*** Stored records ***

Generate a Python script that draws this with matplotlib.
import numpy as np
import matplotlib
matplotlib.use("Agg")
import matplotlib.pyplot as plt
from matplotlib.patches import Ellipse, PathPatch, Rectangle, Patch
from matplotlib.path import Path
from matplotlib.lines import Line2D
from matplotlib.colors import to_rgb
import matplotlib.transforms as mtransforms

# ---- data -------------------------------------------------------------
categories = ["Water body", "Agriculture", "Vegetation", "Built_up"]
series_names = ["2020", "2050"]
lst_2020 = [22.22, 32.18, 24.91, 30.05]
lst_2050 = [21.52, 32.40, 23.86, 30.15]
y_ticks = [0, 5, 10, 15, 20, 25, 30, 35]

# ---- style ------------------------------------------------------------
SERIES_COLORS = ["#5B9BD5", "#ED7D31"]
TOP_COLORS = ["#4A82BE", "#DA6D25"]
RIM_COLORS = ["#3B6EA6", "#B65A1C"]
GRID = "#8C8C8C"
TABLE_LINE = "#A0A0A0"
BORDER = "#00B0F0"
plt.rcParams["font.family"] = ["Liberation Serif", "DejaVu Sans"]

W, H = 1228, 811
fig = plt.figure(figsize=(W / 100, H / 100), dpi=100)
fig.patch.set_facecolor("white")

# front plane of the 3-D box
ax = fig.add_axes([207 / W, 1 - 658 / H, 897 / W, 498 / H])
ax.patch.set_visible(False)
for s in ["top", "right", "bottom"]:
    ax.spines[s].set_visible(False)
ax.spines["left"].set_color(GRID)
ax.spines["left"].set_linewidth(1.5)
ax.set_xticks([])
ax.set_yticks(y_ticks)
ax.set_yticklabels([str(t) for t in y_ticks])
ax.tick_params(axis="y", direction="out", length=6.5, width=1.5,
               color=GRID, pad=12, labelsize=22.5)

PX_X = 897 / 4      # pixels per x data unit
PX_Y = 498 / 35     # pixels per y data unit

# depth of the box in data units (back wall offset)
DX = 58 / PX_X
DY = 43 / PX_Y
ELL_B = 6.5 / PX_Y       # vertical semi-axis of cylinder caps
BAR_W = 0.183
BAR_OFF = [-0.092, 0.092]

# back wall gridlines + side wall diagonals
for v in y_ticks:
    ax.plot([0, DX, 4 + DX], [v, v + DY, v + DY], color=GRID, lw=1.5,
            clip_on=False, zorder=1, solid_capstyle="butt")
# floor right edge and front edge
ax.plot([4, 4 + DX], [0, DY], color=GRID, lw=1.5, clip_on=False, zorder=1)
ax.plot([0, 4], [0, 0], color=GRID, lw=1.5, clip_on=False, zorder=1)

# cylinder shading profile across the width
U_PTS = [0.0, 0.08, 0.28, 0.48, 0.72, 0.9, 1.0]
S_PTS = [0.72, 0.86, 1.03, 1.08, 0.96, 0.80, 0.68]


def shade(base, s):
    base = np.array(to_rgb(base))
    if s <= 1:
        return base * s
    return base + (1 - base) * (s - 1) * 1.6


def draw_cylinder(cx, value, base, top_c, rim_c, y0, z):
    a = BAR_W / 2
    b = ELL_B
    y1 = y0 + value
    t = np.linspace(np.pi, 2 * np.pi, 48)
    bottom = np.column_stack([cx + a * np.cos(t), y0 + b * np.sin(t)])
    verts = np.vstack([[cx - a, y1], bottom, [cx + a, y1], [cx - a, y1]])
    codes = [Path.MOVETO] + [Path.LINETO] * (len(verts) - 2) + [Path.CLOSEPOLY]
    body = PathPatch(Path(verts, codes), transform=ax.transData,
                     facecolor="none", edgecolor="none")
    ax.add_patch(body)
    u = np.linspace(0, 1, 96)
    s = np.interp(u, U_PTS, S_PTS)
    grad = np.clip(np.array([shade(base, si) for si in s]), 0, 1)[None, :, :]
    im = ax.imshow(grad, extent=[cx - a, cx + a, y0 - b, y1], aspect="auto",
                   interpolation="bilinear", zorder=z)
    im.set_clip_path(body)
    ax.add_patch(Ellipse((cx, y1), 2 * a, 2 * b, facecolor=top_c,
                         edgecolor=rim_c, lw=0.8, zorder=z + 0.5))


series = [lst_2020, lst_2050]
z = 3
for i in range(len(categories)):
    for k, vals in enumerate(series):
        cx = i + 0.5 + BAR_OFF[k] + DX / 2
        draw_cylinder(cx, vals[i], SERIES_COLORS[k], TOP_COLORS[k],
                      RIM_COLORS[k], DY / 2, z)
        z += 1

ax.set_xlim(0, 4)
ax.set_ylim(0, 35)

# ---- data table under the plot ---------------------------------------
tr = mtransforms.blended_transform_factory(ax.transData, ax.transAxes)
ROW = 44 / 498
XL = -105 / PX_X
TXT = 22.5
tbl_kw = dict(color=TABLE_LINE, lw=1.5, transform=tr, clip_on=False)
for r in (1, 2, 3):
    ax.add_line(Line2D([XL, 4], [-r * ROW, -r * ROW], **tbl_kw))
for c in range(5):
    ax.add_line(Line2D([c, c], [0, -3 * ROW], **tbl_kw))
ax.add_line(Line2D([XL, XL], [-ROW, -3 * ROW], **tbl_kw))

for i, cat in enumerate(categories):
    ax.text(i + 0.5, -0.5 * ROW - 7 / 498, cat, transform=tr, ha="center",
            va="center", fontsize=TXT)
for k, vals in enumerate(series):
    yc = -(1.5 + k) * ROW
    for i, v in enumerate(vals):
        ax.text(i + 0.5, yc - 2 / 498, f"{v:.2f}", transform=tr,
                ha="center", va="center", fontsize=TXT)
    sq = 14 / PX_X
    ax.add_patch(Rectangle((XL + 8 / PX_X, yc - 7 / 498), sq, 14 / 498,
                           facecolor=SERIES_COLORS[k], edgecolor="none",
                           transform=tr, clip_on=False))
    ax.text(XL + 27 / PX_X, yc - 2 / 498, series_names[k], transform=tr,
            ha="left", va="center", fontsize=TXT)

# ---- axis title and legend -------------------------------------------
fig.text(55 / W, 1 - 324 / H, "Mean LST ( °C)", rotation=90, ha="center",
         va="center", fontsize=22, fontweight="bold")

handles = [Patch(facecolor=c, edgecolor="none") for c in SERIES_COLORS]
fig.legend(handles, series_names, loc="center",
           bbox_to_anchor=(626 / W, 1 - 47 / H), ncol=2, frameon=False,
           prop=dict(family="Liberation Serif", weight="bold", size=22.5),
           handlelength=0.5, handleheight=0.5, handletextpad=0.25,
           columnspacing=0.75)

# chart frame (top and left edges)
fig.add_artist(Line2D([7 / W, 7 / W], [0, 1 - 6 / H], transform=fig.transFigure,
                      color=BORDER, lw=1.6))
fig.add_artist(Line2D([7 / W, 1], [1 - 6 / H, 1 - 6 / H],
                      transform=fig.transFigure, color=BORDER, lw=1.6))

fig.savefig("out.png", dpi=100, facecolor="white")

***
*** Stored records ***

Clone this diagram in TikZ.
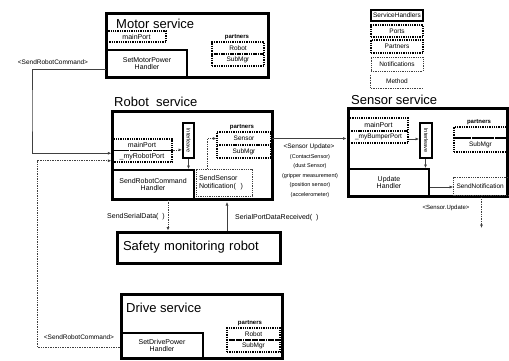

***

Directions —
Show each line holding the word "this".

Response —
Generate a Python script that draws this with matplotlib.
Clone this diagram in TikZ.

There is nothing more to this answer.